We have previously been interested in developing microfluidic biosensing systems for immune cell cytokine detections. Quantitative measurements of the cytokine-producing capacity of different immune cells are critically important for characterizing the immune cell functions and defining the “immune phenotypes” of patients for clinical diagnosis and interventions. Although many advanced biosensing techniques have been purposed for cytokine profiling, there are no clinically available methods that integrate high-resolution immune cell monitoring and multiplexed cytokine detection together in its native tissue microenvironment, which is a big hurdle to understand the cellular immunophenotype behaviors during disease progression. This has inspired us to consider of combining the label-free nanoplasmonic biosensors with an Adipose-Tissue-on-Chip system reported in the recent article to quantitatively characterize obesity-associated dynamic cytokine secretion behaviors in a complex biomimetic adipose tissue microenvironment.

What aspect of your work are you most excited about at the moment?

I am most excited about the potential of our research for future applications in personalized medicine.

In your opinion, what do you think the contribution of disease-on-a-chip models for personalised medicine is likely to be?

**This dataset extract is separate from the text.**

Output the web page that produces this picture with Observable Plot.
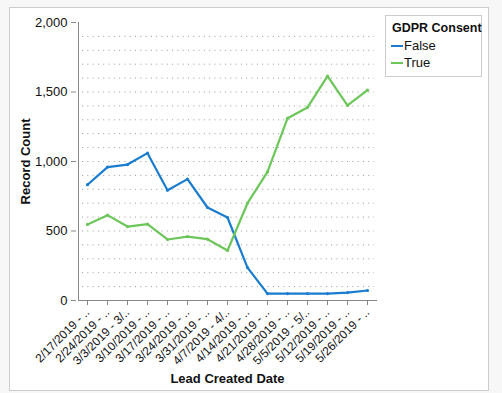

Traditional medicine, which mostly relies on test of treatment on animal models, has many limitations. This is because the traditional animal models cannot mimic human pathophysiology accurately. Alternatively, the disease-on-a-chip platform can mimic an ideal microenvironment of human pathologic tissue, which enables a more accurate way to test the medicine activity under molecular- and cellular-scale in human organ tissue in vitro. Particularly, the cellular immunophenotype behavior is highly correlated with the tissue microenvironment. Unquestionably, integrating in situ cellular and molecular immune profiling in an organotypic setting can provide a reliable and accurate screening to characterize cell functions in its native tumor microenvironment. More importantly, due to the heterogeneity between individual human being, even for patients who are diagnosed with the same disease, their response to a same medicine treatment can be diversified. The minimized microfluidic disease-on-a-chip model can be derived from the specific patient’s cells or explanted pathophysiology tissue, allows parallel screening of multiple medical treatments in personalized manner. Therefore, this technology will provide the most efficient way to identify the most effective personalized medical options before applying to the patient’s own self.

What do you find most challenging about your research?

The most challenging part about our research is to accelerate translational technologies from the benchtop to the clinic to make a real impact on patients. A number of obstacles, including differences in culture between basic and clinical researchers, difficulty in developing and sustaining interdisciplinary collaborations, inadequate training and knowledge in medical sciences, and lack of funding, resources, or infrastructure, have limited the opportunities for basic bioengineering investigators, including myself, to conduct translational research. Therefore, my lab has established strong collaboration with many clinical colleagues at NYU Langone Health. Their expertise will contribute most significantly to our research from the biology and clinical aspects. Through this, I believe our engineering methods can introduce real impact to translational clinical research.

In which upcoming conferences or events may our readers meet you?

We will present our research in the upcoming Biomedical Engineering Society (BMES) Annual Meeting and the International Conference on Miniaturized Systems for Chemistry and Life Sciences (µTAS 2018).

How do you spend your spare time?

I enjoy watching movies, spending time with family and friends, and traveling to different cities around the world.

Which profession would you choose if you were not a scientist?

I would probably choose a career in social science.

Can you share one piece of career-related advice or wisdom with other early career scientists?

Something I could suggest is to be patient in testing your new ideas. It always take some time, normally years, for a scientist to prove a new scientific idea and develop it into practical methods or solutions.